Record extracts
-=-=-=-=-

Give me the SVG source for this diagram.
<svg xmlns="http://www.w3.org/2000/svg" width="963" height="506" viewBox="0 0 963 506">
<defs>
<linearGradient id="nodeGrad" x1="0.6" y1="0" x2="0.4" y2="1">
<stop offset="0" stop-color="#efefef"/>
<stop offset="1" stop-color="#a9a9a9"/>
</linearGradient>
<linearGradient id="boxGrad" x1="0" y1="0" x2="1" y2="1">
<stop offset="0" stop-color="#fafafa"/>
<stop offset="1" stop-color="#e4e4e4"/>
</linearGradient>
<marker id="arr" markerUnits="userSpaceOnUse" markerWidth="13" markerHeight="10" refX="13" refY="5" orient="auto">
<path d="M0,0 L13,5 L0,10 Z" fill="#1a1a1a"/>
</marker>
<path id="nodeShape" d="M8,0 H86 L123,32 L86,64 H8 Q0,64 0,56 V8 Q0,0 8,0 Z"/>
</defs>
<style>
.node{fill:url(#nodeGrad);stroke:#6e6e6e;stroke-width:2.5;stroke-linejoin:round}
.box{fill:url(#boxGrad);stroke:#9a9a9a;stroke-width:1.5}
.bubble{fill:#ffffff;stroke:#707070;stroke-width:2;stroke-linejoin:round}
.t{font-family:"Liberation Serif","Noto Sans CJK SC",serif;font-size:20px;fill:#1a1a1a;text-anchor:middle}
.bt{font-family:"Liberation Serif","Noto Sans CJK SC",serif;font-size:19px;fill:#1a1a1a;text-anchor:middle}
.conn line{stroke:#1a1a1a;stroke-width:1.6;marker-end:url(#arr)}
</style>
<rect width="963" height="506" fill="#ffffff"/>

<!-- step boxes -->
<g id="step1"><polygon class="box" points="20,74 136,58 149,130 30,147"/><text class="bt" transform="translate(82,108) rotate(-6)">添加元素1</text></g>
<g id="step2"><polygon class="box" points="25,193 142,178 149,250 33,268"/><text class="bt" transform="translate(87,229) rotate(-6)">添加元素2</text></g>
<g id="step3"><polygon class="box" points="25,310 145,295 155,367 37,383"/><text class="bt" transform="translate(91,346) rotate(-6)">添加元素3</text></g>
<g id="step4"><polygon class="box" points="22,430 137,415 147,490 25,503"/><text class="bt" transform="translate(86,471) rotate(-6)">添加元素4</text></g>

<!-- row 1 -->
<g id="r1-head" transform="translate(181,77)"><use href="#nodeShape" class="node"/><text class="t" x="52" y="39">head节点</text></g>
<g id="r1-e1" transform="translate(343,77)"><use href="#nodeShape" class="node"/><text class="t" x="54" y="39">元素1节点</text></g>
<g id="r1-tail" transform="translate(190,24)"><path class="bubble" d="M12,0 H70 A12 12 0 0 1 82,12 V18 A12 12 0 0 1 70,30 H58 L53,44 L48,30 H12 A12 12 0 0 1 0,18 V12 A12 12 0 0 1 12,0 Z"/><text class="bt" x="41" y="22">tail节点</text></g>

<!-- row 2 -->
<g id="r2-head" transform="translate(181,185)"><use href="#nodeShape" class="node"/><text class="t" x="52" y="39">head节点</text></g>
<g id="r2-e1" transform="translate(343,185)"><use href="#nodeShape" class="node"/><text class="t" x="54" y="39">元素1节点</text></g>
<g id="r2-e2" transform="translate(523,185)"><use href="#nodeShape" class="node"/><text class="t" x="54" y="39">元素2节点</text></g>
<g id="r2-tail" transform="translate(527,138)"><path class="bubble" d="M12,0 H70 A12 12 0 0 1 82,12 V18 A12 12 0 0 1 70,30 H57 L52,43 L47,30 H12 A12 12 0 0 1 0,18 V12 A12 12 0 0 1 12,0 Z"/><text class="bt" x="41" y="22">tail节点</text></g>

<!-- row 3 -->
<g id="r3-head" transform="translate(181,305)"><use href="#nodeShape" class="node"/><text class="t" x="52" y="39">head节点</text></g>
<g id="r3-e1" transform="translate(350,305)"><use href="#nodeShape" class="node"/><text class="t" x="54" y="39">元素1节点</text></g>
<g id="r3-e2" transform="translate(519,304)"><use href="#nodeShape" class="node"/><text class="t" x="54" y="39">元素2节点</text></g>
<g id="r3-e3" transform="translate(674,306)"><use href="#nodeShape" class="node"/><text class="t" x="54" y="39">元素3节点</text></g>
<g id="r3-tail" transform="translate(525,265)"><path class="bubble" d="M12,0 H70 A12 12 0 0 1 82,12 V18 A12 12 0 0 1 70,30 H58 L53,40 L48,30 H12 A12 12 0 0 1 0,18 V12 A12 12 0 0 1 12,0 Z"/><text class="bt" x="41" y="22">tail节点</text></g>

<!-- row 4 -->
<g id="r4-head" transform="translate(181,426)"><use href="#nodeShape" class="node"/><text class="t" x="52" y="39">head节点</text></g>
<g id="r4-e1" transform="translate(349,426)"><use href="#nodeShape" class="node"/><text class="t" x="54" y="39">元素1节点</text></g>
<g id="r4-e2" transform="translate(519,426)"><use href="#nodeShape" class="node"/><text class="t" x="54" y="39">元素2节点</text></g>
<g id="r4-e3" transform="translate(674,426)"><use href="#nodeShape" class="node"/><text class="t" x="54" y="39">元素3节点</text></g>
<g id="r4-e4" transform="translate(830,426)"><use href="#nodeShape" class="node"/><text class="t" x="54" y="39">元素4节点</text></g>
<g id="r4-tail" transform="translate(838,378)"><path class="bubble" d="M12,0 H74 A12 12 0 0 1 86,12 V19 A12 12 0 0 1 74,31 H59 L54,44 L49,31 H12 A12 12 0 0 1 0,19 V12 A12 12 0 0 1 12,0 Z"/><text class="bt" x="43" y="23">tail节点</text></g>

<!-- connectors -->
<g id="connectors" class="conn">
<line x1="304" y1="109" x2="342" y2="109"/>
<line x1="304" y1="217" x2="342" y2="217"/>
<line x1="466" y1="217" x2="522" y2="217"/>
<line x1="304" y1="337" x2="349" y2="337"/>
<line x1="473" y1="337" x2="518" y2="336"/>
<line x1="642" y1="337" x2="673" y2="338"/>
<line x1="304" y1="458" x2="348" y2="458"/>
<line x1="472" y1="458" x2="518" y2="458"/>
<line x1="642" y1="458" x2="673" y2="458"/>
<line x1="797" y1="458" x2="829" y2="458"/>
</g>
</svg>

-=-=-=-=-

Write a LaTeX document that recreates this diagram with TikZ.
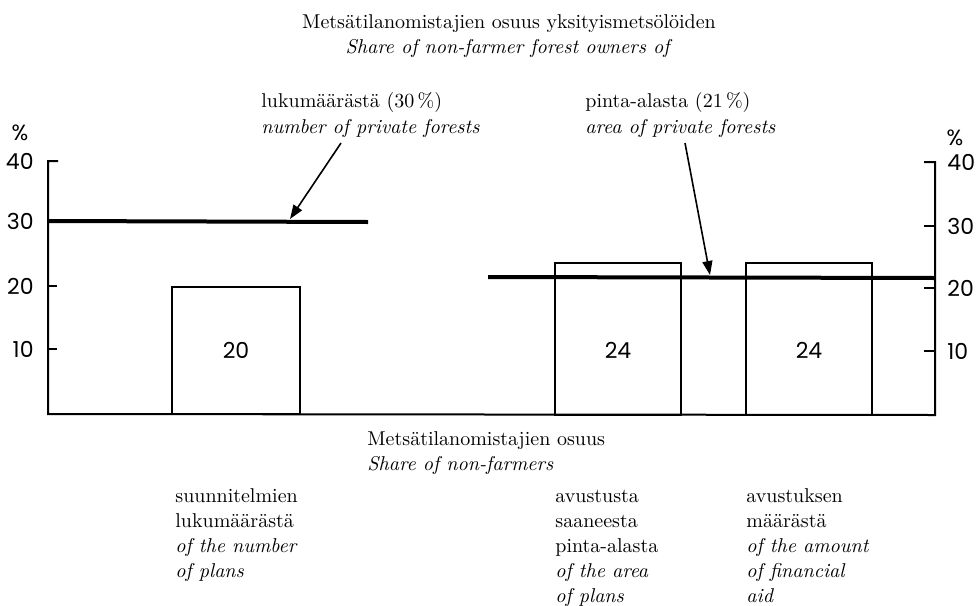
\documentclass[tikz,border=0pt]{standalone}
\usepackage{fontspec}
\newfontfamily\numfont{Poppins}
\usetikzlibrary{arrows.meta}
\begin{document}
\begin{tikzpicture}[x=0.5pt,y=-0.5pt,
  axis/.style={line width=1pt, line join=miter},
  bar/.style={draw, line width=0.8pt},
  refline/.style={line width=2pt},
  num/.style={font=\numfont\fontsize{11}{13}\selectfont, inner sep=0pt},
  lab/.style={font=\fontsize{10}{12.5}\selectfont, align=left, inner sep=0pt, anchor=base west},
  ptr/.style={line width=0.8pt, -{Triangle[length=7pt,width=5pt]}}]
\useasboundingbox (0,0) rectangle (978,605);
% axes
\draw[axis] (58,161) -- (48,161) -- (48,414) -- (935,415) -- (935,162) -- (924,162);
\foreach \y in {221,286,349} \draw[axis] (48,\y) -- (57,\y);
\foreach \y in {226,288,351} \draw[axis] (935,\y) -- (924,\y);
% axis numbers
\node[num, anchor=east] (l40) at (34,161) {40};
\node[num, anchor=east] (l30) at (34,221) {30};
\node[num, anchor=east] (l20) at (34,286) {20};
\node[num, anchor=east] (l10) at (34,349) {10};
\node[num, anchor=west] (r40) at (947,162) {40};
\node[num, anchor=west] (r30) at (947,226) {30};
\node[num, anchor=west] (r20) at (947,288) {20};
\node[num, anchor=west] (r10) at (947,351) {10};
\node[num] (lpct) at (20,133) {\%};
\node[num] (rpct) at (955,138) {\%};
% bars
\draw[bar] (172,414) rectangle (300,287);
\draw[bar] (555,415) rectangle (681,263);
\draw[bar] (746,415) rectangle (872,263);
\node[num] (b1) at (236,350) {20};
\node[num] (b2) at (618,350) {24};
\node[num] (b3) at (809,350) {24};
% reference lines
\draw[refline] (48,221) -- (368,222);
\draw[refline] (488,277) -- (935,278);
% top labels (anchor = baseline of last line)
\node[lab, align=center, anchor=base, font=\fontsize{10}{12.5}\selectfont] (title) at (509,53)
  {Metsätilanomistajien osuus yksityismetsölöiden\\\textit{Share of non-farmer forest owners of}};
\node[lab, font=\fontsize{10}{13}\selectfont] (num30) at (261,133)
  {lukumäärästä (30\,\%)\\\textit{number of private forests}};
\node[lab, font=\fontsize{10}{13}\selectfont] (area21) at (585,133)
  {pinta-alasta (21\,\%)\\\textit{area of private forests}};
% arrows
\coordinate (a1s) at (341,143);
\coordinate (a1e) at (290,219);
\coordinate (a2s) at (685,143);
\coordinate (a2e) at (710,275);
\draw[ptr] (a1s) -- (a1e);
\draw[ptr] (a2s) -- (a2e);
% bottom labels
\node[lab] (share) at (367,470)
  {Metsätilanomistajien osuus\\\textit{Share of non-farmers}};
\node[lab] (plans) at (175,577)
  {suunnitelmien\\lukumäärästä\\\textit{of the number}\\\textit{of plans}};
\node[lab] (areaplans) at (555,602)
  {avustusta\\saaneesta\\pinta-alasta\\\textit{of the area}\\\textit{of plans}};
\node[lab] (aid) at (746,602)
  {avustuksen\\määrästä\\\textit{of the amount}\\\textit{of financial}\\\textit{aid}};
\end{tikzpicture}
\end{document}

-=-=-=-=-

Exercise description
Copy out each line of the entries that holds "this".

Complete response
Give me the SVG source for this diagram.
Write a LaTeX document that recreates this diagram with TikZ.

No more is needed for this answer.